> [Problem to work on]: Can you write out all the lines word for word, with no pictures?
==================================================
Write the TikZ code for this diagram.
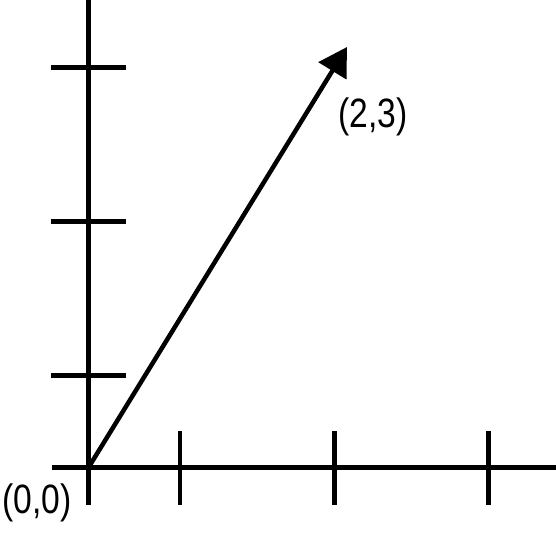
\documentclass[tikz,border=0pt]{standalone}
\usepackage{fontspec}
\setmainfont[FakeStretch=0.82]{Liberation Sans}
\usetikzlibrary{arrows.meta}
\begin{document}
\begin{tikzpicture}[x=1pt,y=-1pt,line width=4.5pt,
        lbl/.style={font=\fontsize{41}{41}\selectfont,inner sep=0pt}]
            \useasboundingbox (0,0) rectangle (556,532);

            \coordinate (O) at (88.5,467.5);
            \coordinate (P) at (347,47);

            % axes
            \draw (52,467.5) -- (556,467.5);
            \draw (88.5,0) -- (88.5,505);

            % ticks
            \draw (51,67.5) -- (125.5,67.5);
            \draw (51,221.5) -- (125.5,221.5);
            \draw (51,375.5) -- (125.5,375.5);
            \draw (180,431) -- (180,505);
            \draw (334.5,431) -- (334.5,505);
            \draw (488.5,431) -- (488.5,505);

            \draw[-{Triangle[length=28pt,width=32pt]}] (O) -- (P);

            \node[lbl] (origin) at (37,503) {(0,0)};
            \node[lbl] (point) at (373,117) {(2,3)};
        \end{tikzpicture}
\end{document}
==================================================
> [Result below]:
Write the TikZ code for this diagram.
\documentclass[tikz,border=0pt]{standalone}
\usepackage{fontspec}
\setmainfont[FakeStretch=0.82]{Liberation Sans}
\usetikzlibrary{arrows.meta}
\begin{document}
\begin{tikzpicture}[x=1pt,y=-1pt,line width=4.5pt,
        lbl/.style={font=\fontsize{41}{41}\selectfont,inner sep=0pt}]
            \useasboundingbox (0,0) rectangle (556,532);

            \coordinate (O) at (88.5,467.5);
            \coordinate (P) at (347,47);

            % axes
            \draw (52,467.5) -- (556,467.5);
            \draw (88.5,0) -- (88.5,505);

            % ticks
            \draw (51,67.5) -- (125.5,67.5);
            \draw (51,221.5) -- (125.5,221.5);
            \draw (51,375.5) -- (125.5,375.5);
            \draw (180,431) -- (180,505);
            \draw (334.5,431) -- (334.5,505);
            \draw (488.5,431) -- (488.5,505);

            \draw[-{Triangle[length=28pt,width=32pt]}] (O) -- (P);

            \node[lbl] (origin) at (37,503) {(0,0)};
            \node[lbl] (point) at (373,117) {(2,3)};
        \end{tikzpicture}
\end{document}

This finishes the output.